Month 2: Used for training content. Better reception - viewers expected instructional, not personal.
Month 3: Tried marketing content. Didn’t use any of it. Too obviously artificial.
What I kept using it for: Internal training, onboarding documentation, process guides.
What I stopped trying: Anything client-facing or brand-related.
Compared to Alternatives
Just record yourself
Free, authentic, but time-consuming. If you’re comfortable on camera and have time, this is better for most purposes.
HeyGen
Similar concept, similar quality. Some prefer HeyGen’s avatars. Worth trying both free tiers.
D-ID
More creative/artistic avatars. Less realistic but sometimes that’s the point.
Hire someone
Real humans on Fiverr/Upwork cost $50-200 per video. More authentic but more expensive and slower.
The Verdict
Rating: 6.5/10
Synthesia solves a real problem: creating professional talking-head videos without filming. For the right use cases, it’s genuinely useful.
The right use cases: Training, onboarding, internal communications, multilingual content.
The wrong use cases: Marketing, sales, social media, anything requiring authenticity.
If you’re creating lots of training content and want to update it easily, Synthesia is worth the subscription. If you’re thinking “I could use AI instead of being on camera for my YouTube channel” - don’t. Viewers can tell, and they don’t like it.
Who should subscribe:
- L&D professionals creating training libraries
- International companies needing multilingual content
- Anyone producing volume internal communications
- Teams who need easy video updates
Who should skip:
- Marketers wanting brand content
- Creators building personal brands
- Anyone where authenticity matters
The technology is impressive. The limitation is social: viewers react differently to AI avatars than real humans. For contexts where that matters, there’s no AI shortcut yet.

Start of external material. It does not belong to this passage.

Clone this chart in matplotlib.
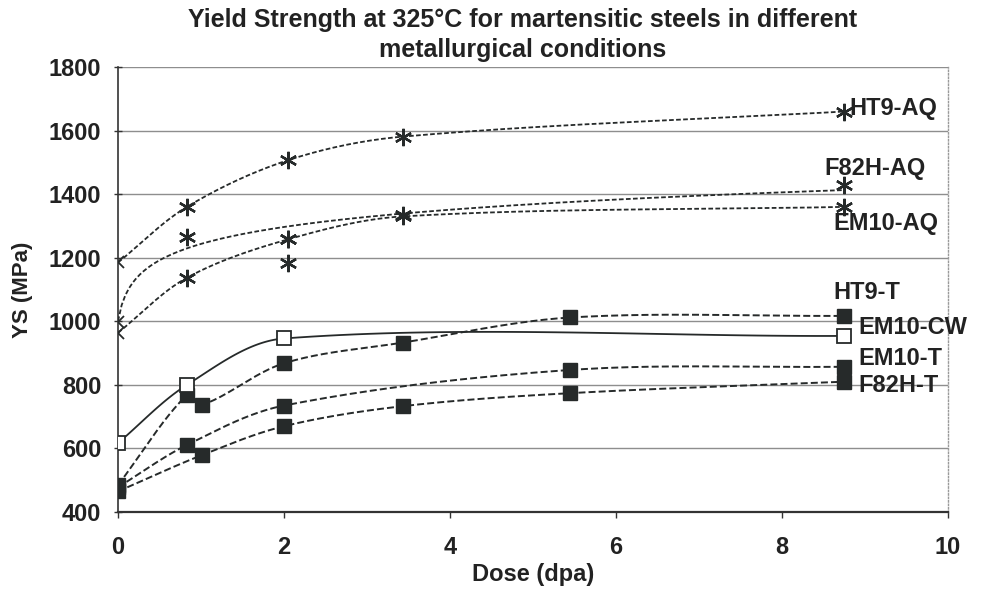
import numpy as np
import matplotlib
matplotlib.use("Agg")
import matplotlib.pyplot as plt

# ---------------- data ----------------
title_text = "Yield Strength at 325°C for martensitic steels in different\nmetallurgical conditions"
x_label = "Dose (dpa)"
y_label = "YS (MPa)"
x_ticks = [0, 2, 4, 6, 8, 10]
y_ticks = [400, 600, 800, 1000, 1200, 1400, 1600, 1800]

ht9_aq_x = [0, 0.83, 2.05, 3.43, 8.75]
ht9_aq_y = [1185, 1360, 1507, 1581, 1660]

f82h_aq_x = [0, 0.83, 2.05, 3.43, 8.75]
f82h_aq_y = [998, 1264, 1258, 1333, 1428]

em10_aq_x = [0, 0.83, 2.05, 3.43, 8.75]
em10_aq_y = [964, 1137, 1258, 1330, 1360]

extra_aq_x = [2.05]
extra_aq_y = [1182]

ht9_t_x = [0, 0.83, 1.01, 2, 3.43, 5.45, 8.75]
ht9_t_y = [485, 768, 737, 868, 933, 1012, 1017]

em10_cw_x = [0, 0.83, 2, 8.75]
em10_cw_y = [617, 800, 946, 954]

em10_t_x = [0, 0.83, 2, 5.45, 8.75]
em10_t_y = [478, 611, 735, 847, 857]

f82h_t_x = [0, 1.01, 2, 3.43, 5.45, 8.75]
f82h_t_y = [465, 579, 670, 733, 774, 810]

# ---------------- styling ----------------
plt.rcParams["font.family"] = ["Liberation Sans", "DejaVu Sans"]
plt.rcParams["font.weight"] = "bold"
TXT = "#222222"
INK = "#262a2a"

fig = plt.figure(figsize=(9.82, 5.94), dpi=100)
ax = fig.add_axes([0.1202, 0.138, 0.8452, 0.7492])
ax.set_xlim(0, 10)
ax.set_ylim(400, 1800)
ax.set_xticks(x_ticks)
ax.set_yticks(y_ticks)
ax.set_axisbelow(True)
ax.yaxis.grid(True, color="#8e8e8e", lw=1.0)
ax.xaxis.grid(False)

ax.spines["top"].set_visible(False)
ax.spines["left"].set_color("#333333")
ax.spines["left"].set_linewidth(1.2)
ax.spines["bottom"].set_color("#333333")
ax.spines["bottom"].set_linewidth(1.6)
ax.spines["right"].set_color("#9a9a9a")
ax.spines["right"].set_linewidth(1.0)
ax.spines["right"].set_linestyle((0, (1, 1.5)))

ax.tick_params(axis="y", direction="inout", length=6, width=1, color="#333333",
               labelsize=17, labelcolor=TXT, pad=9)
ax.tick_params(axis="x", direction="out", length=4, width=1, color="#333333",
               labelsize=17, labelcolor=TXT, pad=13)
for lab in ax.get_xticklabels() + ax.get_yticklabels():
    lab.set_fontweight("bold")

ax.set_xlabel(x_label, fontsize=17, fontweight="bold", color=TXT)
ax.set_ylabel(y_label, fontsize=16, fontweight="bold", color=TXT)
ax.xaxis.set_label_coords(0.5, -0.114)
ax.yaxis.set_label_coords(-0.1024, 0.5)


def smooth_curve(xs, ys, n=40):
    """Excel-like smoothed line (Bezier through the points), in display space."""
    P = ax.transData.transform(np.column_stack([xs, ys]).astype(float))
    m = len(P)
    pts = [P[0]]
    for i in range(m - 1):
        p0, p1 = P[i], P[i + 1]
        L = np.hypot(*(p1 - p0))
        if i == 0:
            c1 = p0 + (p1 - p0) / 3
        else:
            Lp = np.hypot(*(p0 - P[i - 1]))
            c1 = p0 + (p1 - P[i - 1]) * L / (Lp + L) / 3
        if i == m - 2:
            c2 = p1 - (p1 - p0) / 3
        else:
            Ln = np.hypot(*(P[i + 2] - p1))
            c2 = p1 - (P[i + 2] - p0) * L / (L + Ln) / 3
        t = np.linspace(0, 1, n)[1:, None]
        B = (1 - t) ** 3 * p0 + 3 * (1 - t) ** 2 * t * c1 + 3 * (1 - t) * t ** 2 * c2 + t ** 3 * p1
        pts.extend(B)
    return ax.transData.inverted().transform(np.array(pts))


def log_fit_curve(xs, ys, n=200):
    """Least-squares trend y = a + b*ln(x + c)."""
    xs = np.asarray(xs, float)
    ys = np.asarray(ys, float)
    best = None
    for c in np.linspace(0.05, 3.0, 120):
        u = np.log(xs + c)
        b, a = np.polyfit(u, ys, 1)
        sse = np.sum((a + b * u - ys) ** 2)
        if best is None or sse < best[0]:
            best = (sse, a, b, c)
    _, a, b, c = best
    xx = np.linspace(xs.min(), xs.max(), n)
    return xx, a + b * np.log(xx + c)


ASTER = (6, 2, 0)
aq_dash = (0, (2.6, 1.3))
t_dash = (0, (3.6, 1.6))

# AQ series (asterisks, dashed curves)
for xs, ys, fit in [(ht9_aq_x, ht9_aq_y, False),
                    (f82h_aq_x, f82h_aq_y, True),
                    (em10_aq_x, em10_aq_y, False)]:
    if fit:
        cx, cy = log_fit_curve(xs, ys)
    else:
        c = smooth_curve(xs, ys)
        cx, cy = c[:, 0], c[:, 1]
    ax.plot(cx, cy, color=INK, lw=1.3, ls=aq_dash, zorder=3)
    ax.plot(xs[1:], ys[1:], ls="none", marker=ASTER, ms=12.5, mew=1.7,
            color=INK, zorder=4)
    ax.plot(xs[:1], ys[:1], ls="none", marker="x", ms=9, mew=1.3,
            color=INK, zorder=4)
ax.plot(extra_aq_x, extra_aq_y, ls="none", marker=ASTER, ms=12.5, mew=1.7,
        color=INK, zorder=4)

# T series (filled squares, dashed)
for xs, ys in [(ht9_t_x, ht9_t_y), (em10_t_x, em10_t_y), (f82h_t_x, f82h_t_y)]:
    c = smooth_curve(xs, ys)
    ax.plot(c[:, 0], c[:, 1], color=INK, lw=1.4, ls=t_dash, zorder=3)
    ax.plot(xs, ys, ls="none", marker="s", ms=10.5, mfc=INK, mec=INK,
            zorder=4)

# EM10-CW (open squares, solid)
c = smooth_curve(em10_cw_x, em10_cw_y)
ax.plot(c[:, 0], c[:, 1], color=INK, lw=1.3, ls="-", zorder=3)
ax.plot(em10_cw_x, em10_cw_y, ls="none", marker="s", ms=10, mfc="white",
        mec=INK, mew=1.3, zorder=5)

# series labels at the end of each curve
labels = [
    ("HT9-AQ", ht9_aq_x, ht9_aq_y, (4, 2)),
    ("F82H-AQ", f82h_aq_x, f82h_aq_y, (-14, 12)),
    ("EM10-AQ", em10_aq_x, em10_aq_y, (-8, -12)),
    ("HT9-T", ht9_t_x, ht9_t_y, (-8, 17)),
    ("EM10-CW", em10_cw_x, em10_cw_y, (10, 6)),
    ("EM10-T", em10_t_x, em10_t_y, (10, 6)),
    ("F82H-T", f82h_t_x, f82h_t_y, (10, -3)),
]
for name, xs, ys, off in labels:
    ax.annotate(name, xy=(xs[-1], ys[-1]), xytext=off, textcoords="offset points",
                ha="left", va="center", fontsize=17, fontweight="bold",
                color=TXT, zorder=6, annotation_clip=False)

fig.text(0.532, 1 - 35 / 594, title_text, ha="center", va="center",
         fontsize=18, fontweight="bold", color=TXT, linespacing=1.3,
         bbox=dict(facecolor="white", edgecolor="none", pad=4))

fig.savefig("out.png", dpi=100, facecolor="white")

Frequently Asked Questions
For training videos, onboarding content, and internal communications: yes. For marketing or customer-facing content: probably not. The AI avatars are clearly AI, which matters less for training than for branding.
No. They look like AI avatars, not real people. Lip sync is good, movements are decent, but there's an uncanny valley quality. Fine for use cases where viewers expect AI; awkward for anything meant to seem human.
Corporate training videos, employee onboarding, multilingual content, internal announcements. Anything where 'professional but clearly AI' is acceptable. Not ideal for marketing, sales, or brand content.